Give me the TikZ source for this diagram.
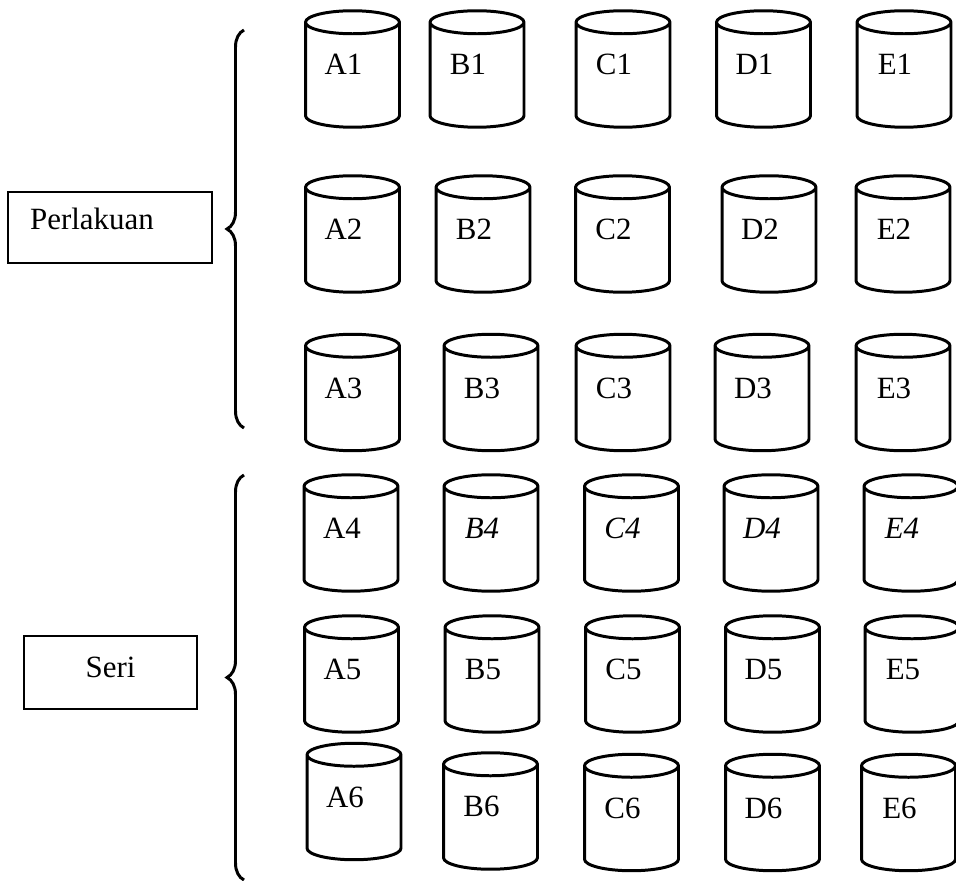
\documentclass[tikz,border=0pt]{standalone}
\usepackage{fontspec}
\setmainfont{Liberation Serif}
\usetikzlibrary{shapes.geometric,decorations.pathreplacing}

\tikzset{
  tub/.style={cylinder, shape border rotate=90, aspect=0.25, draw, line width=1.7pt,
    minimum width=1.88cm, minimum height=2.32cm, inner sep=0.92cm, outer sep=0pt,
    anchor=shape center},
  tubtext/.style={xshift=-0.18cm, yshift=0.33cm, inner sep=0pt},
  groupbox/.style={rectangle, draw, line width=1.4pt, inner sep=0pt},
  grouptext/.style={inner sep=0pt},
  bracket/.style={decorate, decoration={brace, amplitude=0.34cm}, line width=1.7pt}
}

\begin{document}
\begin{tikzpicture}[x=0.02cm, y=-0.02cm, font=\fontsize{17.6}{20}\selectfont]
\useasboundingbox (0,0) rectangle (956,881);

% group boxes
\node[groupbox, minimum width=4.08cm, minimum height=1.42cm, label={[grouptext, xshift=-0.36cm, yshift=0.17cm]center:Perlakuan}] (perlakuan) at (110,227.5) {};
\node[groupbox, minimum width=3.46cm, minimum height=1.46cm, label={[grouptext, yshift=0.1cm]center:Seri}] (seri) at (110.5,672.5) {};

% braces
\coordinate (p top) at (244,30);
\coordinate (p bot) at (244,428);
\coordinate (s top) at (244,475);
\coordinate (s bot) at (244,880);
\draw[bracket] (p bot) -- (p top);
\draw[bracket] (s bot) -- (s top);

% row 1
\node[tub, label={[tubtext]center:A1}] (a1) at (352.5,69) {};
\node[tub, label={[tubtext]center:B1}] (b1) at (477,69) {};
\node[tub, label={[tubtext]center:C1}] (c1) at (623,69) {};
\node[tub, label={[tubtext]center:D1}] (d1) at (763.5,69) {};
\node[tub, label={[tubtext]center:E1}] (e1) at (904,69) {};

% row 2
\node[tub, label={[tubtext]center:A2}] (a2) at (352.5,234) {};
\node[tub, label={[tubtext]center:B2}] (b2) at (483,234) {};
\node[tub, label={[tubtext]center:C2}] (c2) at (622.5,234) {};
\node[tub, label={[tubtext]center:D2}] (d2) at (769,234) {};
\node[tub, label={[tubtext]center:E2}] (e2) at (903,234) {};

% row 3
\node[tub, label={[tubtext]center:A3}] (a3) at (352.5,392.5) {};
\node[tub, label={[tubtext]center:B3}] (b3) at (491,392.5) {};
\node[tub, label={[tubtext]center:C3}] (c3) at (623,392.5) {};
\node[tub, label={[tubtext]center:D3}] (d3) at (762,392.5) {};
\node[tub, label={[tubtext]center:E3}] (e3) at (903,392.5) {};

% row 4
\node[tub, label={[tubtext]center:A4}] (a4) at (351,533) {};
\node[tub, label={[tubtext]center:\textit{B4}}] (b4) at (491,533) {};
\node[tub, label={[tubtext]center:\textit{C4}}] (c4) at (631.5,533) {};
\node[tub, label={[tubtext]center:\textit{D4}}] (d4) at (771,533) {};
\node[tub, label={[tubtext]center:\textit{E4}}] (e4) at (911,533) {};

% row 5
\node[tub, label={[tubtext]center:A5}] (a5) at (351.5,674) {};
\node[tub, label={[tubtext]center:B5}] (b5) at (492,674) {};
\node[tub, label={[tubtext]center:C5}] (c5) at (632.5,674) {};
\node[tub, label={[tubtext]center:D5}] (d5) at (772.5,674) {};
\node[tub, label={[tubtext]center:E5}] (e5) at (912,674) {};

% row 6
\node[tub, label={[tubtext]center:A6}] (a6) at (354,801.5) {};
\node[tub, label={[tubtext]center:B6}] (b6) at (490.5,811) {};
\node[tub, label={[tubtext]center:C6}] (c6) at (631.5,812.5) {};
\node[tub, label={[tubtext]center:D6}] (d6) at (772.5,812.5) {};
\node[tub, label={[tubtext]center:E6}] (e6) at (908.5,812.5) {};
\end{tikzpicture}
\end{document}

───

Quote, exactly and only, the lines from the first line of the data above through the line containing "(0,0) rectangle (956,881);". The pictures do not belong in it.

Give me the TikZ source for this diagram.
\documentclass[tikz,border=0pt]{standalone}
\usepackage{fontspec}
\setmainfont{Liberation Serif}
\usetikzlibrary{shapes.geometric,decorations.pathreplacing}

\tikzset{
  tub/.style={cylinder, shape border rotate=90, aspect=0.25, draw, line width=1.7pt,
    minimum width=1.88cm, minimum height=2.32cm, inner sep=0.92cm, outer sep=0pt,
    anchor=shape center},
  tubtext/.style={xshift=-0.18cm, yshift=0.33cm, inner sep=0pt},
  groupbox/.style={rectangle, draw, line width=1.4pt, inner sep=0pt},
  grouptext/.style={inner sep=0pt},
  bracket/.style={decorate, decoration={brace, amplitude=0.34cm}, line width=1.7pt}
}

\begin{document}
\begin{tikzpicture}[x=0.02cm, y=-0.02cm, font=\fontsize{17.6}{20}\selectfont]
\useasboundingbox (0,0) rectangle (956,881);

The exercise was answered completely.